Monday, 31 January 2011

What to do if you don’t know the answer?

A comment from Ivan Webb in Tasmania on this post contains a link to an excellent site, exploring the issue of - What to do when I don't know what to do?"

Ivan says “Many years ago a class of 10 year olds and I worked on this problem and came up with a really practical answer - it made a profound difference to the learning of many students”.

The rules that Ivan and his team came up with are as follows

What to do when you don't know what to do:

1. Read (or listen to) the question

2. Stop and think: what does the question mean?

3. Look in your mind for the answer

4. Can't find it? Look again!

5. Re-read the question and so on ...

6. Look for something similar

7. Look it up (charts, references, atlases...) then

8. Try something (drawings, dots, words, ...) and check it out to see if it makes sense

9. Ask a friend for help

10. Finally ask the teacher

So how do we translate this into a work setting? It would look rather like this

What to do when you don't know what to do:

1. Analyse the problem

2. Stop and think: what could be going on here? What are the facts, the ground truth? What could be the root cause?

3. Look in your mind for the answer

4. Can't find it? Look again!

5. Look at the problem again ... have you missed anything?

6. Have you come across something like this before? Does this give you any insight?

7. Look it up (wiki, corporate knowledge base, technical guidance)

8. Ask the community of practice for help

9. Finally ask the expert
(I have removed the option for “try something”, as sometimes in business, trying something could be a disaster. For example, when operating a complex piece of machinery in a factory, trying the wrong thing may make a bad situation much worse.

Part of the purpose of a KM system or a KM approach is to make sure that people who do ask, receive an answer. IN other words

7. When they “look it up”, there should be an answer there, it should be helpful, it should be easy to find, it should solve the problem

8. When they ask the community, there should be a community there to ask, they should be easy to reach, and they should solve the problem

9. When they ask the expert, there should be an expert there to ask, they should be easy to find, and they should solve the problem

And does it made a difference?
“Absolutely” says Ivan, in the context of his school. “These students have probably increased their overall productivity by 500%. Their independence has increased even more (conservative estimates). They are much better behaved, happier and in fact life is easier for them”.
Let’s see if we can do the same in the context of work.


Mark Gould said...

I think there may be a way of introducing the 'try something' element. (Why would we want to do this? The answer for me is in the learning experience -- trying and failing will cement the right answer better than just being given it on a plate.)

How do we ask questions? If we encourage people just to say, "I need to achieve this outcome; tell me how to do that," then we run the risk that they will not actually learn the right thing to do, and will ask the same question next time, and the time after that, and so on until it eventually sticks.
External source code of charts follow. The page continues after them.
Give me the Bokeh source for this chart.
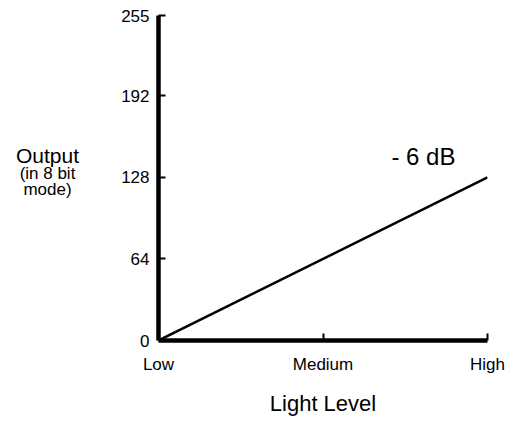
from bokeh.plotting import figure
from bokeh.layouts import row
from bokeh.models import Range1d, FixedTicker
from bokeh.core.properties import value
from bokeh.embed import file_html
from bokeh.resources import INLINE

# ---- data ----
light_levels = ["Low", "Medium", "High"]
light_pos = [0, 1, 2]
output_ticks = [0, 64, 128, 192, 255]
line_light = [0, 2]
line_output = [0, 128]
annotation_text = "- 6 dB"
ylabel_lines = ["Output", "(in 8 bit", "mode)"]

FONT = "Liberation Sans"
H = 418
TOP, BOTTOM = 15, 76

# ---- left panel holding the y-axis title ----
LW = 110
pl = figure(width=LW, height=H, output_backend="svg", toolbar_location=None,
            x_range=Range1d(0, LW), y_range=Range1d(0, 255),
            min_border_left=0, min_border_right=0, min_border_top=TOP, min_border_bottom=BOTTOM)
pl.axis.visible = False
pl.grid.visible = False
pl.outline_line_color = None
pl.text(x=[47], y=[145], text=[ylabel_lines[0]], text_font=value(FONT), text_font_size="21px",
        text_align="center", text_baseline="alphabetic", text_color="black")
pl.text(x=[47, 47], y=[131, 118.5], text=ylabel_lines[1:], text_font=value(FONT),
        text_font_size="17px", text_align="center", text_baseline="alphabetic", text_color="black")

# ---- main chart ----
p = figure(width=398, height=H, output_backend="svg", toolbar_location=None,
           x_range=Range1d(0, 2), y_range=Range1d(0, 255),
           min_border_left=48, min_border_right=21, min_border_top=TOP, min_border_bottom=BOTTOM)
p.outline_line_color = None
p.grid.visible = False

p.line(line_light, line_output, line_width=2.5, line_color="black")

for ax in (p.xaxis[0], p.yaxis[0]):
    ax.axis_line_width = 4.5
    ax.axis_line_color = "black"
    ax.major_tick_line_width = 2
    ax.major_tick_line_color = "black"
    ax.major_tick_in = 7
    ax.major_tick_out = 0
    ax.minor_tick_line_color = None
    ax.major_label_text_font = FONT
    ax.major_label_text_font_size = "17px"
    ax.major_label_text_color = "black"

p.xaxis.ticker = FixedTicker(ticks=light_pos)
p.xaxis.major_label_overrides = {pos: lab for pos, lab in zip(light_pos, light_levels)}
p.xaxis.major_label_standoff = 14
p.xaxis.axis_label = "Light Level"
p.xaxis.axis_label_text_font = FONT
p.xaxis.axis_label_text_font_size = "22px"
p.xaxis.axis_label_text_font_style = "normal"
p.xaxis.axis_label_text_color = "black"
p.xaxis.axis_label_standoff = 14

p.yaxis.ticker = FixedTicker(ticks=output_ticks)
p.yaxis.major_label_standoff = 9

p.text(x=[1.416], y=[144.3], text=[annotation_text], text_font=value(FONT), text_font_size="24px",
       text_align="left", text_baseline="alphabetic", text_color="black")

layout = row(pl, p, spacing=0)
open("out.html", "w").write(file_html(layout, INLINE))
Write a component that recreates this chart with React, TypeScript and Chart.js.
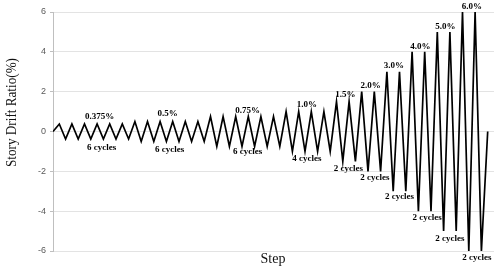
import React, { useEffect, useRef } from "react";
import { Chart, registerables } from "chart.js";

Chart.register(...registerables);

// Story drift ratio (%) at each step of the loading protocol
const drift: number[] = [
  0,
  0.375, -0.375, 0.375, -0.375, 0.375, -0.375, 0.375, -0.375, 0.375, -0.375, 0.375, -0.375,
  0.5, -0.5, 0.5, -0.5, 0.5, -0.5, 0.5, -0.5, 0.5, -0.5, 0.5, -0.5,
  0.75, -0.75, 0.75, -0.75, 0.75, -0.75, 0.75, -0.75, 0.75, -0.75, 0.75, -0.75,
  1.0, -1.0, 1.0, -1.0, 1.0, -1.0, 1.0, -1.0,
  1.5, -1.5, 1.5, -1.5,
  2.0, -2.0, 2.0, -2.0,
  3.0, -3.0, 3.0, -3.0,
  4.0, -4.0, 4.0, -4.0,
  5.0, -5.0, 5.0, -5.0,
  6.0, -6.0, 6.0, -6.0,
  0,
];
const steps: number[] = drift.map((_, i) => i);

const yTicks: number[] = [-6, -4, -2, 0, 2, 4, 6];

// Amplitude labels: text, step position, drift position
const ampLabels: string[] = ["0.375%", "0.5%", "0.75%", "1.0%", "1.5%", "2.0%", "3.0%", "4.0%", "5.0%", "6.0%"];
const ampStep: number[] = [7.4, 18.2, 30.9, 40.3, 46.4, 50.4, 54.1, 58.3, 62.3, 66.5];
const ampValue: number[] = [0.72, 0.92, 1.05, 1.33, 1.84, 2.29, 3.31, 4.27, 5.27, 6.28];

// Cycle count labels
const cycLabels: string[] = ["6 cycles", "6 cycles", "6 cycles", "4 cycles", "2 cycles", "2 cycles", "2 cycles", "2 cycles", "2 cycles", "2 cycles"];
const cycStep: number[] = [7.7, 18.5, 30.9, 40.3, 46.9, 51.1, 55.0, 59.4, 63.0, 67.3];
const cycValue: number[] = [-0.82, -0.9, -1.02, -1.38, -1.89, -2.3, -3.25, -4.34, -5.37, -6.33];

const yTitle = "Story Drift Ratio(%)";
const xTitle = "Step";

const annotationPlugin = {
  id: "annots",
  afterDraw(chart: any) {
    const { ctx, scales, chartArea } = chart;
    const xs = scales.x;
    const ys = scales.y;
    ctx.save();
    ctx.fillStyle = "#000";
    ctx.textAlign = "center";
    ctx.textBaseline = "middle";
    ctx.font = "bold 9px 'Liberation Serif', 'Times New Roman', serif";
    ampLabels.forEach((t, i) => {
      ctx.fillText(t, xs.getPixelForValue(ampStep[i]), ys.getPixelForValue(ampValue[i]));
    });
    cycLabels.forEach((t, i) => {
      ctx.fillText(t, xs.getPixelForValue(cycStep[i]), ys.getPixelForValue(cycValue[i]));
    });

    // X title
    ctx.font = "14px 'Liberation Serif', 'Times New Roman', serif";
    ctx.fillStyle = "#111";
    ctx.fillText(xTitle, (chartArea.left + chartArea.right) / 2 - 0.5, chart.height - 11.5);

    // Y title
    ctx.font = "15px 'Liberation Serif', 'Times New Roman', serif";
    const w = ctx.measureText(yTitle).width;
    const target = 109;
    ctx.translate(12.5, 112.5);
    ctx.rotate(-Math.PI / 2);
    ctx.scale(target / w, 1);
    ctx.fillText(yTitle, 0, 0);
    ctx.restore();
  },
};

export default function App() {
  const ref = useRef<HTMLCanvasElement | null>(null);
  useEffect(() => {
    document.body.style.margin = "0";
    const canvas = ref.current;
    if (!canvas) return;
    const chart = new Chart(canvas, {
      type: "line",
      data: {
        labels: steps,
        datasets: [
          {
            data: steps.map((s, i) => ({ x: s, y: drift[i] })),
            borderColor: "#000",
            borderWidth: 1.7,
            pointRadius: 0,
            tension: 0,
            fill: false,
          },
        ],
      },
      options: {
        animation: false,
        responsive: false,
        devicePixelRatio: 1,
        layout: { padding: { top: 12, bottom: 20, right: 5, left: 0 } },
        plugins: { legend: { display: false }, tooltip: { enabled: false } },
        scales: {
          x: {
            type: "linear",
            min: 0,
            max: 70,
            display: false,
          },
          y: {
            min: -6,
            max: 6,
            afterFit(scale: any) {
              scale.width = 53;
            },
            afterBuildTicks(scale: any) {
              scale.ticks = yTicks.map((v) => ({ value: v }));
            },
            ticks: {
              color: "#595959",
              padding: 4,
              font: { family: "'Liberation Sans', Arial, sans-serif", size: 9 },
            },
            grid: {
              color: "#e3e3e3",
              lineWidth: 1,
              tickLength: 3,
              tickColor: "#bfbfbf",
            },
            border: { display: true, color: "#bfbfbf", width: 1 },
          },
        },
      },
      plugins: [annotationPlugin],
    });
    return () => chart.destroy();
  }, []);
  return (
    <div style={{ width: 499, height: 271, background: "#fff" }}>
      <canvas ref={ref} width={499} height={271} style={{ display: "block" }} />
    </div>
  );
}
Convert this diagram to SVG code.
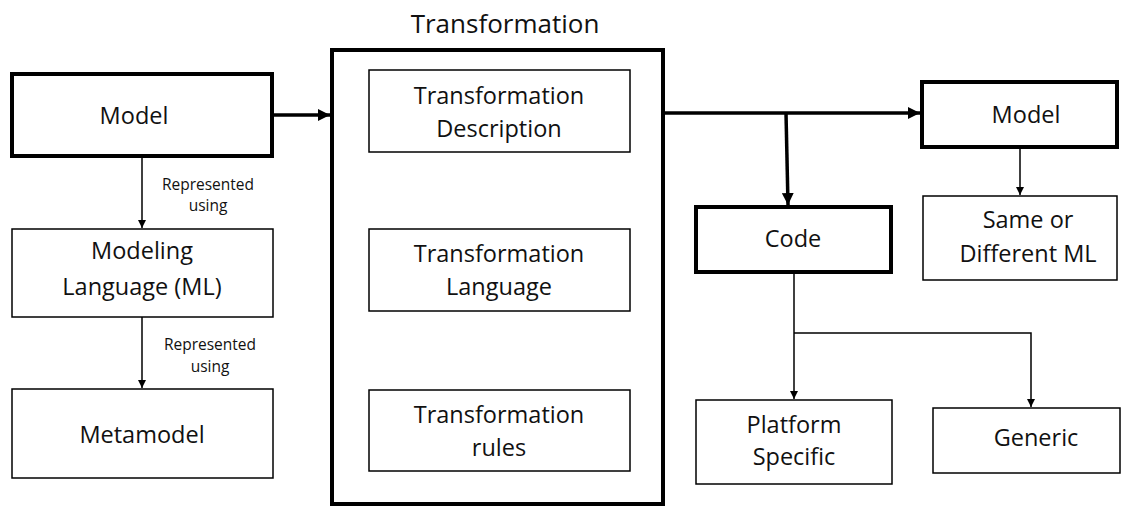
<svg xmlns="http://www.w3.org/2000/svg" width="1123" height="507" viewBox="0 0 1123 507">
<style>
text{font-family:"Open Sans","Noto Sans","DejaVu Sans",sans-serif;fill:#111;text-anchor:middle}
.t{font-size:23.5px}
.s{font-size:15.5px}
.thick{fill:#fff;stroke:#000;stroke-width:4}
.thin{fill:#fff;stroke:#000;stroke-width:1.5}
.c{fill:none;stroke:#000;stroke-width:1.5}
.cb{fill:none;stroke:#000;stroke-width:3.5}
</style>
<defs>
<marker id="a" viewBox="0 0 10 10" refX="10" refY="5" markerWidth="8" markerHeight="8" markerUnits="userSpaceOnUse" orient="auto"><path d="M0,0L10,5L0,10z" fill="#000"/></marker>
<marker id="ab" viewBox="0 0 10 10" refX="10" refY="5" markerWidth="12" markerHeight="12" markerUnits="userSpaceOnUse" orient="auto"><path d="M0,0L10,5L0,10z" fill="#000"/></marker>
</defs>
<g id="connectors">
<path class="cb" d="M273,115H330" marker-end="url(#ab)"/>
<path class="c" d="M142,157V228" marker-end="url(#a)"/>
<path class="c" d="M142,317V388" marker-end="url(#a)"/>
<path class="cb" d="M664,113H920" marker-end="url(#ab)"/>
<path class="cb" d="M786,113L788,205" marker-end="url(#ab)"/>
<path class="c" d="M1020,147V195" marker-end="url(#a)"/>
<path class="c" d="M794,272V399" marker-end="url(#a)"/>
<path class="c" d="M794,333H1031V407" marker-end="url(#a)"/>
</g>
<g id="model"><rect class="thick" x="12" y="74" width="260" height="82"/><text class="t" x="134" y="124">Model</text></g>
<g id="ml"><rect class="thin" x="12" y="229" width="261" height="88"/><text class="t" x="142" y="259">Modeling</text><text class="t" x="142" y="295">Language (ML)</text></g>
<g id="metamodel"><rect class="thin" x="12" y="389" width="261" height="89"/><text class="t" x="142" y="443">Metamodel</text></g>
<text class="s" x="208" y="190">Represented</text><text class="s" x="208" y="211">using</text>
<text class="s" x="210" y="350">Represented</text><text class="s" x="210" y="372">using</text>
<g id="transformation">
<text x="505" y="33" style="font-size:26px">Transformation</text>
<rect class="thick" x="332" y="50" width="331" height="454"/>
<g id="tdesc"><rect class="thin" x="369" y="70" width="261" height="82"/><text class="t" x="499" y="104">Transformation</text><text class="t" x="499" y="137">Description</text></g>
<g id="tlang"><rect class="thin" x="369" y="229" width="261" height="82"/><text class="t" x="499" y="262">Transformation</text><text class="t" x="499" y="295">Language</text></g>
<g id="trules"><rect class="thin" x="369" y="390" width="261" height="81"/><text class="t" x="499" y="423">Transformation</text><text class="t" x="499" y="456">rules</text></g>
</g>
<g id="code"><rect class="thick" x="696" y="207" width="195" height="65"/><text class="t" x="793" y="247">Code</text></g>
<g id="model2"><rect class="thick" x="922" y="82" width="195" height="65"/><text class="t" x="1026" y="123">Model</text></g>
<g id="same"><rect class="thin" x="923" y="196" width="194" height="84"/><text class="t" x="1028" y="228">Same or</text><text class="t" x="1028" y="262">Different ML</text></g>
<g id="platform"><rect class="thin" x="696" y="400" width="196" height="84"/><text class="t" x="794" y="433">Platform</text><text class="t" x="794" y="465">Specific</text></g>
<g id="generic"><rect class="thin" x="933" y="408" width="187" height="65"/><text class="t" x="1036" y="446">Generic</text></g>
</svg>
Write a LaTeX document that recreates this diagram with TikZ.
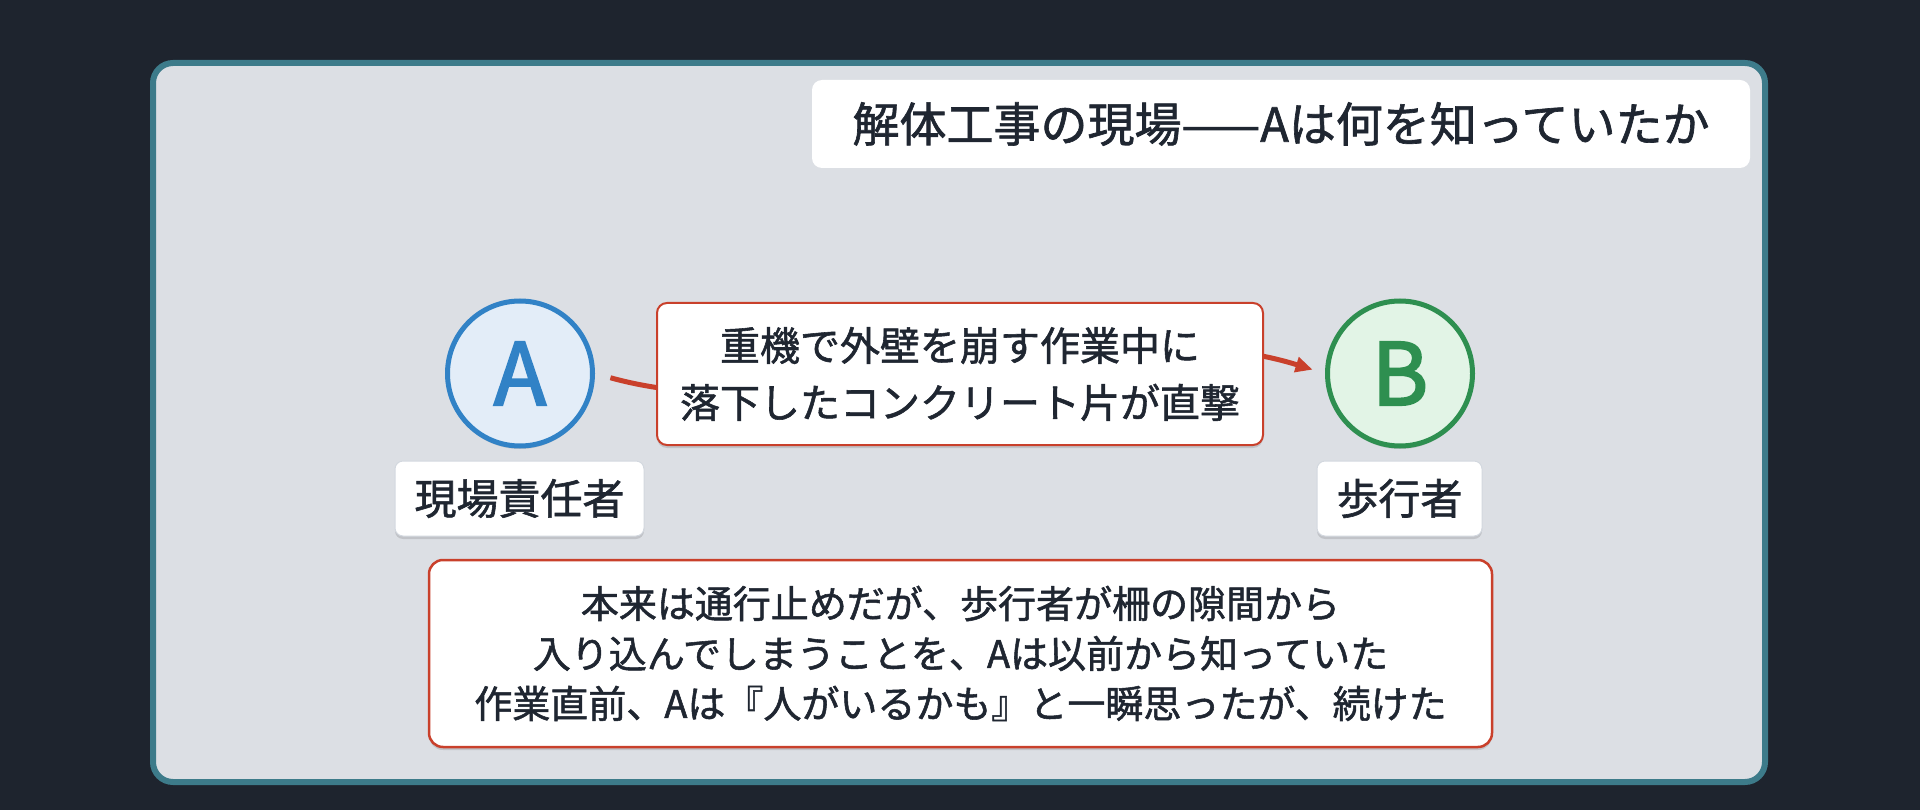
\documentclass[tikz,border=0pt]{standalone}
\usepackage{fontspec}
\newfontfamily\jp[FakeBold=1.4]{Noto Sans CJK JP}
\newfontfamily\jpl[FakeBold=2.5]{Noto Sans CJK JP}
\usetikzlibrary{arrows.meta,shadows}
\definecolor{bgc}{HTML}{1E242E}
\definecolor{framec}{HTML}{3D7B8A}
\definecolor{panelc}{HTML}{DCDFE4}
\definecolor{txtc}{HTML}{1F2631}
\definecolor{redc}{HTML}{C9402B}
\definecolor{bluec}{HTML}{3182C6}
\definecolor{bluef}{HTML}{E3EDF8}
\definecolor{greenc}{HTML}{2E8F50}
\definecolor{greenf}{HTML}{E2F4E6}
\definecolor{labline}{HTML}{D3D8DF}
\begin{document}
\begin{tikzpicture}[x=1pt,y=-1pt,
  softshadow/.style={drop shadow={shadow xshift=0pt,shadow yshift=-3pt,opacity=0.12,fill=black}},
  titlebox/.style={rectangle,rounded corners=10pt,fill=white,draw=none,minimum width=938pt,minimum height=88pt,inner sep=0pt,text=txtc,font=\jp\fontsize{47pt}{56pt}\selectfont},
  person/.style={circle,minimum size=145pt,inner sep=0pt,line width=5pt,font=\jpl\fontsize{86pt}{90pt}\selectfont,softshadow},
  lab/.style={rectangle,rounded corners=8pt,fill=white,draw=labline,line width=1pt,minimum width=249pt,minimum height=75pt,inner sep=0pt,text=txtc,font=\jp\fontsize{42pt}{50pt}\selectfont,softshadow},
  evbox/.style={rectangle,rounded corners=10pt,fill=white,draw=redc,line width=2pt,minimum width=606pt,minimum height=142pt,inner sep=0pt,align=center,text=txtc,font=\jp\fontsize{40pt}{57pt}\selectfont,softshadow},
  notebox/.style={rectangle,rounded corners=14pt,fill=white,draw=redc,line width=2.5pt,minimum width=1063pt,minimum height=187pt,inner sep=0pt,align=center,text=txtc,font=\jp\fontsize{38pt}{50pt}\selectfont,softshadow},
  conn/.style={draw=redc,line width=5pt,-{Triangle[length=17pt,width=15pt]},shorten <=16pt,shorten >=13pt}
]
\fill[bgc] (0,0) rectangle (1920,810);
\useasboundingbox (0,0) rectangle (1920,810);
\draw[framec,line width=6pt,fill=panelc,rounded corners=20pt] (153,63) rectangle (1765,782);

\node[titlebox] (title) at (1281,124) {解体工事の現場——Aは何を知っていたか};

\node[person,draw=bluec,fill=bluef,text=bluec] (A) at (520,373.5) {A};
\node[person,draw=greenc,fill=greenf,text=greenc] (B) at (1400,373.5) {B};

\node[lab] (la) at (519.5,498.5) {現場責任者};
\node[lab,minimum width=165pt] (lb) at (1399.5,498.5) {歩行者};

\draw[conn] (A.east) .. controls (825,437) and (1095,302) .. (B.west);

\node[evbox] (ev) at (960,374) {重機で外壁を崩す作業中に\\落下したコンクリート片が直撃};

\node[notebox] (note) at (960.5,653.5) {本来は通行止めだが、歩行者が柵の隙間から\\入り込んでしまうことを、Aは以前から知っていた\\作業直前、Aは『人がいるかも』と一瞬思ったが、続けた};
\end{tikzpicture}
\end{document}
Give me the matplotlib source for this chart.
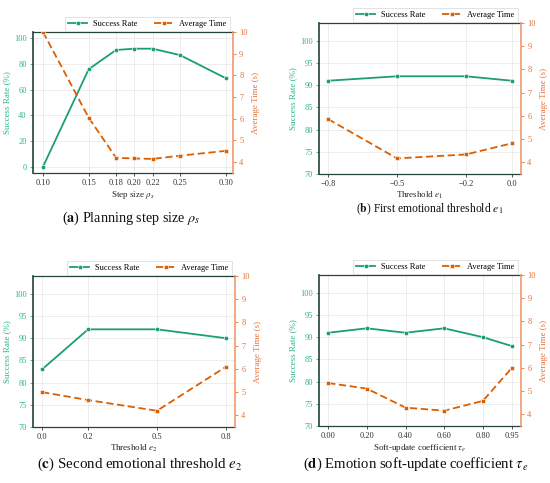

On the other hand, if people are encouraged to pose their question once they have reached a tentative conclusion ("I think this is the right thing to do; am I correct?") then the answer is more likely to stick.

Nick Milton said...

I think it depends on the situation, Mark, and how big the consequences of failure are. In some situations I agree, in others I disagree with you.

Trying and failing may cement the right answer, but the consequences could sometimes be severe. Trying and failing to safely shut down a refinery, or secure the renewal of a prime contract, or avoid contamination in your pet-food factory, or drill a deep-water well, might be career-limiting moves (or, in some cases, life-threatening).

Part of the value in KM, as I see it, is that we can cement learning without having to fail first.

And to be honest, there may be nothing wrong with people asking the question every time, if the alternative is failure. Our objective in business is driven by business results, where the objective in school is driven by personal learning.

I agree with you about the tentative conclusion, by the way, and I have seen many questions raised in communities of practice along the lines of "This is our problem, we are thinking of trying this solution, can anyone see any risks and/or suggest a better way".